Anonymous May 9, 2011 at 2:16 am

commenting on this here post

Chris Eidhof January 11, 2005 at 6:36 am

Thanks for clearing that up, I’m just someone who thought Apple was a closed-source company :)

bwarrene January 10, 2005 at 1:08 pm

By default it is all about open source when the toolset they provide is largely an open source platform, including the kernel of their operating system (Darwin).

I have found the Apple platform to be a rich open source environment – especially coming from a BSD Unix atmosphere. It also has allowed me to leverage the less costly tools for SAN’s (Apple kills the competition on storage area networks in the terabyte ranges). Not too mention I have been developing on the desktop side from a Mac since 1998.

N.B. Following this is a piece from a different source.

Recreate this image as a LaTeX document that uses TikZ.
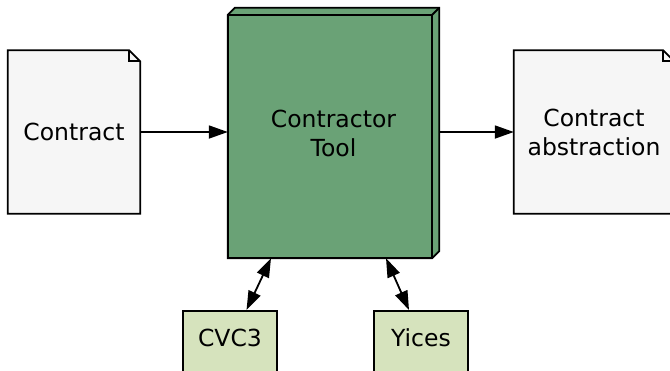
\documentclass[tikz,border=0pt]{standalone}
\usepackage{fontspec}
\setmainfont{DejaVu Sans}
\usetikzlibrary{arrows.meta,backgrounds}
\definecolor{toolgreen}{RGB}{106,162,118}
\definecolor{paper}{RGB}{246,246,246}
\definecolor{solverfill}{RGB}{214,227,189}

% document outline with a folded top-right corner, drawn behind a node
\newcommand\dogear[1]{%
  \filldraw[rim, fill=paper] (#1.north west) -- ([xshift=-11bp]#1.north east)
    -- ([yshift=-11bp]#1.north east) -- (#1.south east) -- (#1.south west) -- cycle;
  \draw[rim] ([xshift=-11bp]#1.north east) |- ([yshift=-11bp]#1.north east);}

\begin{document}
\begin{tikzpicture}[x=1bp,y=-1bp,
  font=\fontsize{23.5bp}{29bp}\selectfont,
  rim/.style={draw=black, line width=1.8bp},
  doc/.style={inner sep=0pt, align=center, minimum height=163bp},
  solver/.style={rim, fill=solverfill, inner sep=0pt,
                 minimum width=94bp, minimum height=80bp, anchor=north},
  headtip/.tip={Triangle[length=19bp,width=13bp]},
  flow/.style={rim, -headtip},
  twoway/.style={rim, headtip-headtip},
]
\useasboundingbox (0,0) rectangle (670,370);

% documents
\node[doc, minimum width=132bp] (contract) at (74,132) {Contract};
\node[doc, minimum width=160bp] (abstraction) at (594,132) {Contract\\abstraction};

% the tool, drawn as a box with depth
\node[inner sep=0pt, align=center, minimum width=211bp, minimum height=250bp]
  (tool) at (333.5,133) {Contractor\\Tool};

% solvers
\node[solver] (cvc) at (230,310) {};
\node (cvclabel) at (230,338) {CVC3};
\node[solver] (yices) at (421,310) {};
\node (yiceslabel) at (421,338) {Yices};

\begin{scope}[on background layer]
  \dogear{contract}
  \dogear{abstraction}
  \filldraw[rim, fill=toolgreen]
    ([yshift=-7bp]tool.north west) -- ([xshift=7bp]tool.north west)
    -- (tool.north east) -- ([yshift=7bp]tool.south east)
    -- ([xshift=-7bp]tool.south east) -- (tool.south west) -- cycle;
  \draw[rim] (tool.south west) rectangle ([xshift=-7bp,yshift=-7bp]tool.north east);
  \draw[rim] ([xshift=-7bp,yshift=-7bp]tool.north east) -- (tool.north east);
\end{scope}

% connectors
\draw[flow] (contract.east) -- (contract.east -| tool.west);
\draw[flow] (tool.east |- abstraction.west) -- (abstraction.west);
\draw[twoway] ([xshift=-62.5bp]tool.south) -- ([xshift=16.5bp]cvc.north);
\draw[twoway] ([xshift=52.5bp]tool.south) -- ([xshift=-12bp]yices.north);
\end{tikzpicture}
\end{document}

Probably one of the big obstacles for Apple to overcome is lack of visibility regarding the rich relationship they have with the open source community.

Additionally, on the multimedia side of things – with QuickTime being adopted into international standards such as 3GPP/3GPP2 and H.264 for HD video encoding and streaming – it is also about open standards – something open source (especially Linux) is all about (though the source of QT is not open).

Finally, with IBM focusing literally the majority of their resources on Linux on the PowerPC platform, it now appears very insightful that Apple brought OS X (and the underlying Darwin) and products such as the Xserve to the IBM Power platform.

Chris Eidhof January 10, 2005 at 10:59 am

It’s a good and interesting article, but it doesn’t have very much to do with open source, does it? At least not more than a Linux-webserver, or am I overlooking something?